Homicides Up 94 Percent In Los Angeles County

The title of this post is the headline of a story in the Police Tribune.  To say that the “leadership” of  DA George Gascón has been a disaster for the entire County, but especially for black people who are disproportionately victims of violent crime, hardly captures it.

Here’s how the article starts:

The homicide rate in Los Angeles County skyrocketed 94 percent in the past two years alone, according to the sheriff.

Grand theft auto offenses are also up 59 percent, Los Angeles County Sheriff Alex Villanueva said during a press conference on Wednesday, according to KABC.

Sheriff Villanueva used data from 2019, 2020, and 2021 to illustrate the rising trend….

[He] said the massive jump in homicides is “probably one of the biggest jumps ever” anywhere in the nation.

The number of aggravated assaults has also increased nearly 12 percent over the past two years, according to the Los Angeles Daily News.

The sheriff said many factors have contributed to the crime spikes, including the hiring freeze the Los Angeles County Board of Supervisors placed on his office, KABC reported.

Gosh, maybe it’s not such a neat idea after all to freeze, reduce or defund the police.

The sheriff said he is hoping to fill at least 800 sworn positions at the Los Angeles County Sheriff’s Department (LASD) this year, which would bump up the number of deputies from 9,500 to at about 10,300, KABC reported.

Los Angeles District Attorney George Gascon’s soft-on-crime criminal justice reform policies have also contributed to the massive jump in violent crime, Sheriff Villanueva said.

Gascon’s office sidestepped that accusation entirely in a statement released after the press conference, KABC reported.

His office instead focused on Gascon’s “top priority” of “police accountability.”

“He is working to restore the public’s faith in the criminal legal system by holding law enforcement officers who violate the law accountable for their crimes,” Gascon’s office declared.

Now some might think that an explosion of murder would be the District Attorney’s top priority, but what the heck.  For however that may be, nowhere does Mr. Gascon mention his own accountability, there apparently being none.

So here we are.  Murder nearly doubles in just two years of Gascon’s watch, and he had nothing to do with it.  This is what they want you to believe.  And you will believe it, too, if you have the IQ of a carrot.

Of course the actual evidence of the supposed citizen distrust of police is a different story:

Despite the uptick in violent crime, the number of complaints on deputies has decreased by 43 percent over the past year at LASD stations where bodycams have been implemented, KABC reported.

Sheriff Villanueva said he will continue expanding use of bodycams throughout the sheriff’s office.

Los Angeles County Supervisor Kathryn Barger said the county’s growing crime rate must be curbed, KABC reported.

“The answer to fighting crime is twofold, perpetrators must face consequences when breaking the law and funding must be directed to support crime prevention strategies,” Barger said.

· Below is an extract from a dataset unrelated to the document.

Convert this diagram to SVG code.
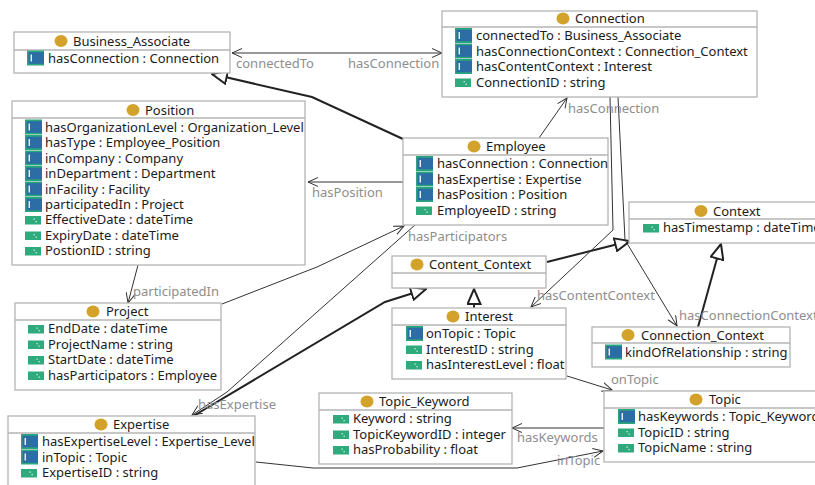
<svg xmlns="http://www.w3.org/2000/svg" xmlns:xlink="http://www.w3.org/1999/xlink" width="815" height="485" viewBox="0 0 815 485">
<style>
.box{fill:#fff;stroke:#b4b4b4;stroke-width:1.3}
.sep{stroke:#b4b4b4;stroke-width:1.3}
text{font-family:"Noto Sans","Open Sans","DejaVu Sans",sans-serif;font-size:13px}
.t{fill:#1c1c1c}
.lbl{fill:#8e8e8e}
.ln{fill:none;stroke:#333;stroke-width:1}
.gen{fill:none;stroke:#222;stroke-width:2}
</style>
<defs>
<g id="op"><rect x="0" y="-7.5" width="17" height="15" fill="#2ba57c"/><rect x="1.5" y="-5.8" width="15.5" height="11.6" fill="#2d6da6"/><rect x="3.6" y="-3.5" width="1.3" height="7" fill="#fff"/></g>
<g id="dp"><rect x="0" y="-3" width="16" height="8.5" fill="#2eaa7c"/><rect x="8.5" y="-0.5" width="1.3" height="1.3" fill="#c8f0dc"/><rect x="10.5" y="2" width="1.3" height="1.3" fill="#c8f0dc"/></g>
<ellipse id="cls" cx="0" cy="0" rx="6.5" ry="6" fill="#d3a22b"/>
<marker id="arr" viewBox="0 0 11 10" refX="10" refY="5" markerWidth="11" markerHeight="10" markerUnits="userSpaceOnUse" orient="auto-start-reverse"><path d="M0,0.5 L10,5 L0,9.5" fill="none" stroke="#333" stroke-width="1"/></marker>
<marker id="tri" viewBox="-1 -1 17 15" refX="15" refY="6.5" markerWidth="17" markerHeight="15" markerUnits="userSpaceOnUse" orient="auto"><path d="M0,0 L15,6.5 L0,13 Z" fill="#fff" stroke="#222" stroke-width="2" stroke-linejoin="miter"/></marker>
</defs>

<g id="connectors">
<path class="ln" d="M232,53 L442,53" marker-start="url(#arr)" marker-end="url(#arr)"/>
<path class="gen" d="M403,139 L312,97 L212,74" marker-end="url(#tri)"/>
<path class="ln" d="M403,182 L308,182" marker-end="url(#arr)"/>
<path class="ln" d="M539,138 L567,98" marker-end="url(#arr)"/>
<path class="ln" d="M138,265 L128,303" marker-end="url(#arr)"/>
<path class="ln" d="M222,304 L317,267 L404,226" marker-end="url(#arr)"/>
<path class="ln" d="M415,225 L227,392 L192,415" marker-end="url(#arr)"/>
<path class="gen" d="M195,415 L385,302 L426,289" marker-end="url(#tri)"/>
<path class="gen" d="M474,308 L474,289" marker-end="url(#tri)"/>
<path class="gen" d="M547,262 L630,241" marker-end="url(#tri)"/>
<path class="gen" d="M698,327 L721,244" marker-end="url(#tri)"/>
<path class="ln" d="M610,97 L613,230 L531,307" marker-end="url(#arr)"/>
<path class="ln" d="M618,97 L625,240 L677,326" marker-end="url(#arr)"/>
<path class="ln" d="M567,376 L612,390" marker-end="url(#arr)"/>
<path class="ln" d="M604,428 L512,428" marker-end="url(#arr)"/>
<path class="ln" d="M256,462 L313,468 L517,468 L603,451" marker-end="url(#arr)"/>
<text class="lbl" x="236" y="67.5">connectedTo</text>
<text class="lbl" x="348" y="67.5">hasConnection</text>
<text class="lbl" x="312" y="196.5">hasPosition</text>
<text class="lbl" x="568" y="112.5">hasConnection</text>
<text class="lbl" x="133" y="295.5">participatedIn</text>
<text class="lbl" x="408" y="240.5">hasParticipators</text>
<text class="lbl" x="198" y="408.5">hasExpertise</text>
<text class="lbl" x="537" y="299.5">hasContentContext</text>
<text class="lbl" x="679" y="319.5">hasConnectionContext</text>
<text class="lbl" x="611" y="383.5">onTopic</text>
<text class="lbl" x="517" y="441.5">hasKeywords</text>
<text class="lbl" x="557" y="464.5">inTopic</text>
</g>

<g id="Business_Associate">
<rect class="box" x="14" y="32" width="216" height="41"/>
<line class="sep" x1="14" y1="50" x2="230" y2="50"/>
<use xlink:href="#cls" x="61" y="41"/>
<text class="t" x="73" y="45.5">Business_Associate</text>
<use xlink:href="#op" x="27" y="58"/>
<text class="t" x="48" y="62.5">hasConnection : Connection</text>
</g>

<g id="Position">
<rect class="box" x="12" y="101" width="293" height="164"/>
<line class="sep" x1="12" y1="118" x2="305" y2="118"/>
<use xlink:href="#cls" x="133" y="110"/>
<text class="t" x="145" y="114.5">Position</text>
<use xlink:href="#op" x="25" y="127"/>
<use xlink:href="#op" x="25" y="142.5"/>
<use xlink:href="#op" x="25" y="158"/>
<use xlink:href="#op" x="25" y="173.5"/>
<use xlink:href="#op" x="25" y="189"/>
<use xlink:href="#op" x="25" y="204.5"/>
<use xlink:href="#dp" x="25" y="219"/>
<use xlink:href="#dp" x="25" y="234.5"/>
<use xlink:href="#dp" x="25" y="250"/>
<text class="t" x="45" y="131.5">hasOrganizationLevel : Organization_Level</text>
<text class="t" x="45" y="147">hasType : Employee_Position</text>
<text class="t" x="45" y="162.5">inCompany : Company</text>
<text class="t" x="45" y="178">inDepartment : Department</text>
<text class="t" x="45" y="193.5">inFacility : Facility</text>
<text class="t" x="45" y="209">participatedIn : Project</text>
<text class="t" x="45" y="224">EffectiveDate : dateTime</text>
<text class="t" x="45" y="239.5">ExpiryDate : dateTime</text>
<text class="t" x="45" y="255">PostionID : string</text>
</g>

<g id="Connection">
<rect class="box" x="442" y="11" width="315" height="86"/>
<line class="sep" x1="442" y1="27" x2="757" y2="27"/>
<use xlink:href="#cls" x="563" y="18.5"/>
<text class="t" x="575" y="23">Connection</text>
<use xlink:href="#op" x="455" y="35.5"/>
<use xlink:href="#op" x="455" y="51"/>
<use xlink:href="#op" x="455" y="66.5"/>
<use xlink:href="#dp" x="455" y="81.5"/>
<text class="t" x="476" y="40">connectedTo : Business_Associate</text>
<text class="t" x="476" y="55.5">hasConnectionContext : Connection_Context</text>
<text class="t" x="476" y="71">hasContentContext : Interest</text>
<text class="t" x="476" y="86.5">ConnectionID : string</text>
</g>

<g id="Employee">
<rect class="box" x="403" y="138" width="205" height="87"/>
<line class="sep" x1="403" y1="155" x2="608" y2="155"/>
<use xlink:href="#cls" x="474" y="146.5"/>
<text class="t" x="486" y="151">Employee</text>
<use xlink:href="#op" x="416" y="163.5"/>
<use xlink:href="#op" x="416" y="179"/>
<use xlink:href="#op" x="416" y="194.5"/>
<use xlink:href="#dp" x="416" y="209.5"/>
<text class="t" x="437" y="168">hasConnection : Connection</text>
<text class="t" x="437" y="183.5">hasExpertise : Expertise</text>
<text class="t" x="437" y="199">hasPosition : Position</text>
<text class="t" x="437" y="214.5">EmployeeID : string</text>
</g>

<g id="Context">
<rect class="box" x="629" y="202" width="200" height="41"/>
<line class="sep" x1="629" y1="219" x2="829" y2="219"/>
<use xlink:href="#cls" x="701" y="211"/>
<text class="t" x="713" y="215.5">Context</text>
<use xlink:href="#dp" x="643" y="227"/>
<text class="t" x="663" y="232">hasTimestamp : dateTime</text>
</g>

<g id="Content_Context">
<rect class="box" x="392" y="256" width="154" height="32"/>
<line class="sep" x1="392" y1="273" x2="546" y2="273"/>
<use xlink:href="#cls" x="417" y="264.5"/>
<text class="t" x="429" y="269">Content_Context</text>
</g>

<g id="Interest">
<rect class="box" x="392" y="308" width="174" height="71"/>
<line class="sep" x1="392" y1="325" x2="566" y2="325"/>
<use xlink:href="#cls" x="453" y="316.5"/>
<text class="t" x="465" y="321">Interest</text>
<use xlink:href="#op" x="406" y="333.5"/>
<use xlink:href="#dp" x="406" y="348.5"/>
<use xlink:href="#dp" x="406" y="364"/>
<text class="t" x="426" y="338">onTopic : Topic</text>
<text class="t" x="426" y="353.5">InterestID : string</text>
<text class="t" x="426" y="369">hasInterestLevel : float</text>
</g>

<g id="Connection_Context">
<rect class="box" x="592" y="327" width="198" height="40"/>
<line class="sep" x1="592" y1="343" x2="790" y2="343"/>
<use xlink:href="#cls" x="628" y="335"/>
<text class="t" x="641" y="339.5">Connection_Context</text>
<use xlink:href="#op" x="605" y="352"/>
<text class="t" x="625" y="356.5">kindOfRelationship : string</text>
</g>

<g id="Topic">
<rect class="box" x="604" y="391" width="230" height="71"/>
<line class="sep" x1="604" y1="408" x2="834" y2="408"/>
<use xlink:href="#cls" x="696" y="399.5"/>
<text class="t" x="709" y="404">Topic</text>
<use xlink:href="#op" x="618" y="416.5"/>
<use xlink:href="#dp" x="618" y="431.5"/>
<use xlink:href="#dp" x="618" y="447"/>
<text class="t" x="638" y="421">hasKeywords : Topic_Keyword</text>
<text class="t" x="638" y="436.5">TopicID : string</text>
<text class="t" x="638" y="452">TopicName : string</text>
</g>

<g id="Topic_Keyword">
<rect class="box" x="319" y="393" width="193" height="71"/>
<line class="sep" x1="319" y1="410" x2="512" y2="410"/>
<use xlink:href="#cls" x="367" y="401.5"/>
<text class="t" x="379" y="406">Topic_Keyword</text>
<use xlink:href="#dp" x="333" y="418"/>
<use xlink:href="#dp" x="333" y="433.5"/>
<use xlink:href="#dp" x="333" y="449"/>
<text class="t" x="353" y="423">Keyword : string</text>
<text class="t" x="353" y="438.5">TopicKeywordID : integer</text>
<text class="t" x="353" y="454">hasProbability : float</text>
</g>

<g id="Project">
<rect class="box" x="15" y="303" width="206" height="87"/>
<line class="sep" x1="15" y1="320" x2="221" y2="320"/>
<use xlink:href="#cls" x="93" y="311.5"/>
<text class="t" x="106" y="316">Project</text>
<use xlink:href="#dp" x="28" y="328"/>
<use xlink:href="#dp" x="28" y="343.5"/>
<use xlink:href="#dp" x="28" y="359"/>
<use xlink:href="#dp" x="28" y="374.5"/>
<text class="t" x="48" y="333">EndDate : dateTime</text>
<text class="t" x="48" y="348.5">ProjectName : string</text>
<text class="t" x="48" y="364">StartDate : dateTime</text>
<text class="t" x="48" y="379.5">hasParticipators : Employee</text>
</g>

<g id="Expertise">
<rect class="box" x="8" y="416" width="247" height="80"/>
<line class="sep" x1="8" y1="433" x2="255" y2="433"/>
<use xlink:href="#cls" x="101" y="424.5"/>
<text class="t" x="113" y="429">Expertise</text>
<use xlink:href="#op" x="21" y="441.5"/>
<use xlink:href="#op" x="21" y="457"/>
<use xlink:href="#dp" x="21" y="472"/>
<text class="t" x="42" y="446">hasExpertiseLevel : Expertise_Level</text>
<text class="t" x="42" y="461.5">inTopic : Topic</text>
<text class="t" x="42" y="477">ExpertiseID : string</text>
</g>
</svg>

Supervisor Barger might do well to recall that the best-proven crime prevention strategy we have seen over the last several decades is to get criminals off the street and hold them away from civil society.  But instead of even whispering this well-established fact, we continue to see criminal justice “reformers”  —  and increasingly, Joe Biden’s Justice Department  —  wail about the “mass incarceration.”

 

 

1 Response

  1. Brett Miler says:

    Hi Bill –
    A couple of points –
    1. Mr. Gascon has only been in office for one year – he was elected in November 2020 – so the two year homicide spike cannot be attributed solely to him as the spike began before he took office.
    2. Your thesis that “the best-proven crime prevention strategy is to get criminals off the street” may be true but if efforts are not made to deal with the social and emotional deficits that lead to crime, the result will only be more crime and more crime victims
    I believe that the best crime prevention strategy is to only use prison as a last resort and instead redirect our efforts toward trying to repair social/emotional harm to keep people from breaking our laws again. Your simplistic and outdated notion that “greed” causes crime is simplistic and causes people to believe that crime is more an individual problem rather than a problem caused by factors beyond an individual’s capacity to control.
    I know you are probably set in your ways but I just believe that a less costly, more humane system may be more effective long term.